Аделия слышала о подобном. Неудивительно, что приор сильно страдает. Его мочевой пузырь действительно может лопнуть. Она видела на анатомическом столе труп мужчины, умершего от разрыва мочевого пузыря. Гординус ставил посмертный диагноз и говорил, что пациента можно было спасти, если бы… если бы… ага, вот. Ее приемный отец рассказывал, что видел в Египте настенную роспись, изображавшую ту же процедуру.
— Хм, — промычала она.
Симон возрадовался:
— О Боже, если мы его вылечим, то извлечем неисчислимые выгоды для нашей миссии! Приор Жоффре — влиятельный человек.

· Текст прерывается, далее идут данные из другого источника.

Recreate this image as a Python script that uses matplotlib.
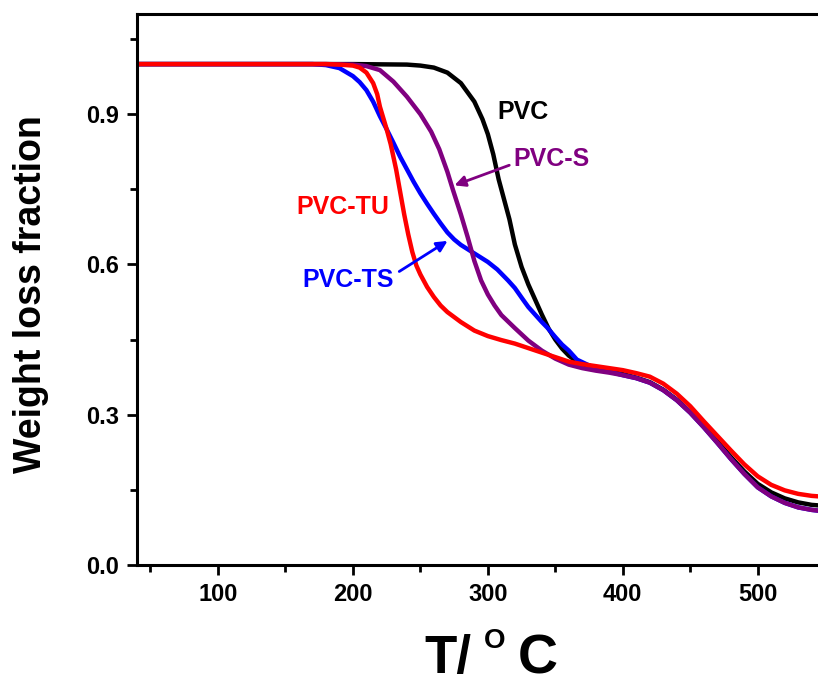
import matplotlib
matplotlib.use('Agg')
import matplotlib.pyplot as plt
from matplotlib.ticker import MultipleLocator

plt.rcParams['font.family'] = ['Liberation Sans', 'DejaVu Sans']
plt.rcParams['font.weight'] = 'bold'

# TGA curves: temperature (deg C) and weight fraction
t_pvc = [40, 100, 200, 240, 250, 260, 270, 280, 290, 296, 300, 304, 308, 312, 316, 320,
         325, 330, 335, 340, 345, 350, 355, 360, 365, 370, 380, 390, 400, 410, 420, 430,
         440, 450, 460, 470, 480, 490, 500, 510, 520, 530, 540, 550, 580]
w_pvc = [1.0, 1.0, 1.0, 0.999, 0.997, 0.993, 0.983, 0.962, 0.925, 0.89, 0.86, 0.82, 0.77,
         0.73, 0.69, 0.64, 0.595, 0.56, 0.53, 0.5, 0.472, 0.45, 0.432, 0.418, 0.408, 0.401,
         0.393, 0.387, 0.381, 0.374, 0.365, 0.35, 0.33, 0.305, 0.277, 0.247, 0.216, 0.187,
         0.162, 0.145, 0.133, 0.125, 0.12, 0.118, 0.115]

t_s = [40, 100, 180, 200, 210, 220, 230, 240, 250, 258, 264, 270, 274, 280, 285, 290, 295,
       300, 305, 310, 320, 330, 340, 350, 360, 370, 380, 390, 400, 410, 420, 430, 440, 450,
       460, 470, 480, 490, 500, 510, 520, 530, 540, 550, 580]
w_s = [1.0, 1.0, 1.0, 0.999, 0.996, 0.988, 0.965, 0.935, 0.9, 0.865, 0.83, 0.785, 0.75, 0.7,
       0.655, 0.607, 0.568, 0.54, 0.518, 0.499, 0.473, 0.448, 0.428, 0.412, 0.4, 0.393,
       0.388, 0.384, 0.379, 0.373, 0.364, 0.349, 0.329, 0.304, 0.275, 0.244, 0.212, 0.182,
       0.155, 0.137, 0.124, 0.115, 0.11, 0.107, 0.104]

t_ts = [40, 100, 170, 180, 190, 200, 205, 210, 215, 220, 225, 230, 235, 240, 245, 250, 255,
        260, 265, 270, 275, 280, 290, 300, 307, 315, 320, 326, 330, 335, 340, 344, 350, 355,
        360, 366, 373, 380, 390, 400, 410, 420, 430, 440, 450, 460, 470, 480, 490, 500, 510,
        520, 530, 540, 550, 580]
w_ts = [1.0, 1.0, 1.0, 0.998, 0.992, 0.976, 0.964, 0.948, 0.925, 0.896, 0.87, 0.843, 0.815,
        0.79, 0.765, 0.742, 0.721, 0.701, 0.682, 0.664, 0.65, 0.639, 0.622, 0.605, 0.59, 0.568,
        0.553, 0.53, 0.515, 0.5, 0.485, 0.474, 0.455, 0.44, 0.428, 0.41, 0.401, 0.392,
        0.386, 0.379, 0.373, 0.364, 0.349, 0.329, 0.304, 0.275, 0.244, 0.212, 0.182, 0.155,
        0.137, 0.124, 0.115, 0.11, 0.107, 0.104]

t_tu = [40, 100, 180, 190, 200, 205, 210, 215, 218, 220, 225, 228, 232, 235, 238, 241, 244,
        247, 250, 255, 260, 265, 270, 280, 290, 300, 310, 320, 330, 340, 350, 360, 370, 380,
        390, 400, 410, 420, 430, 440, 450, 460, 470, 480, 490, 500, 510, 520, 530, 540, 550, 580]
w_tu = [1.0, 1.0, 1.0, 0.999, 0.997, 0.993, 0.983, 0.962, 0.94, 0.915, 0.87, 0.84, 0.79,
        0.745, 0.70, 0.66, 0.625, 0.598, 0.58, 0.555, 0.535, 0.518, 0.505, 0.485, 0.468,
        0.457, 0.449, 0.442, 0.433, 0.424, 0.415, 0.406, 0.401, 0.397, 0.393, 0.389, 0.383,
        0.376, 0.362, 0.342, 0.317, 0.287, 0.258, 0.229, 0.201, 0.177, 0.16, 0.149, 0.142,
        0.138, 0.136, 0.133]

fig = plt.figure(figsize=(8.18, 6.78), dpi=100)
# right spine lies outside the picture, as in the cropped original
ax = fig.add_axes([137 / 818, 113 / 678, 726 / 818, 551 / 678])

lw = 3.2
ax.plot(t_pvc, w_pvc, color='black', lw=lw)
ax.plot(t_ts, w_ts, color='#0000ff', lw=lw)
ax.plot(t_s, w_s, color='#800080', lw=lw)
ax.plot(t_tu, w_tu, color='#ff0000', lw=lw)

ax.set_xlim(40, 578)
ax.set_ylim(0, 1.1)
ax.set_xticks([100, 200, 300, 400, 500])
ax.xaxis.set_minor_locator(MultipleLocator(50))
ax.yaxis.set_major_locator(MultipleLocator(0.3))
ax.yaxis.set_minor_locator(MultipleLocator(0.15))
ax.yaxis.set_major_formatter(lambda v, p: f'{v:.1f}')
ax.tick_params(which='major', direction='out', length=7, width=2, labelsize=17, pad=6)
ax.tick_params(which='minor', direction='out', length=5, width=2)
for s in ax.spines.values():
    s.set_linewidth(2.2)

fig.text(13 / 818, (678 - 294) / 678, 'Weight loss fraction', fontsize=27, fontweight='bold',
         rotation=90, ha='left', va='center')

# x label "T/ °C" built from three pieces so the small raised O sits as in the original
fig.text(424 / 818, 5 / 678, 'T/', fontsize=38, fontweight='bold', ha='left', va='baseline')
fig.text(495 / 818, 30 / 678, 'O', fontsize=20, fontweight='bold', ha='center', va='baseline')
fig.text(518 / 818, 5 / 678, 'C', fontsize=40, fontweight='bold', ha='left', va='baseline')

ax.text(326, 0.904, 'PVC', color='black', fontsize=18, fontweight='bold', ha='center', va='center')
ax.text(347, 0.81, 'PVC-S', color='#800080', fontsize=18, fontweight='bold', ha='center', va='center')
ax.text(192.6, 0.714, 'PVC-TU', color='#ff0000', fontsize=18, fontweight='bold', ha='center', va='center')
ax.text(196.7, 0.568, 'PVC-TS', color='#0000ff', fontsize=18, fontweight='bold', ha='center', va='center')

ax.annotate('', xy=(273.3, 0.756), xytext=(317.8, 0.80),
            arrowprops=dict(arrowstyle='-|>', color='#800080', lw=2, mutation_scale=16))
ax.annotate('', xy=(271.9, 0.65), xytext=(232.6, 0.583),
            arrowprops=dict(arrowstyle='-|>', color='#0000ff', lw=2, mutation_scale=16))

fig.savefig('out.png', dpi=100)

Плевать на влияние. Аделия видела только страдающего пациента и понимала, что если не вмешается, то несчастный будет мучиться, пока не лопнет мочевой пузырь и урина не отравит его организм.
А если она ошиблась с диагнозом? Существуют и другие причины задержки мочеиспускания.
— Хм, — произнесла Аделия снова, но уже другим тоном.
— Рискованно? — Симон встревожился. — Приору грозит смерть? Доктор, давайте еще раз все взвесим…
Аделия не обращала на него внимания. Она собиралась обернуться и даже открыла рот, чтобы спросить совета у Маргарет, и снова остро ощутила свое одиночество. Пространство, которое некогда заполняла тучная кормилица, опустело навек. Маргарет умерла в Уистрхеме.
Вместе с болью накатило чувство вины. Маргарет не следовало покидать Салерно и отправляться в дальнее путешествие, но она настаивала. Аделия любила кормилицу, ей требовалась спутница, однако она и мысли не допускала, что рядом может быть кто-то, кроме дорогой нянюшки. После долгих уговоров Аделия уступила. Плавание — почти тысяча миль по Бискайскому заливу, ужасные штормы — оказалось слишком трудным для старой женщины. Ее хватил апоплексический удар. Маргарет, двадцать пять лет служившая опорой Аделии, осталась в могиле на крошечном прибрежном кладбище возле Орна. А воспитанница вынуждена была добираться в Англию в одиночестве и действовать, как Руфь в стане врага.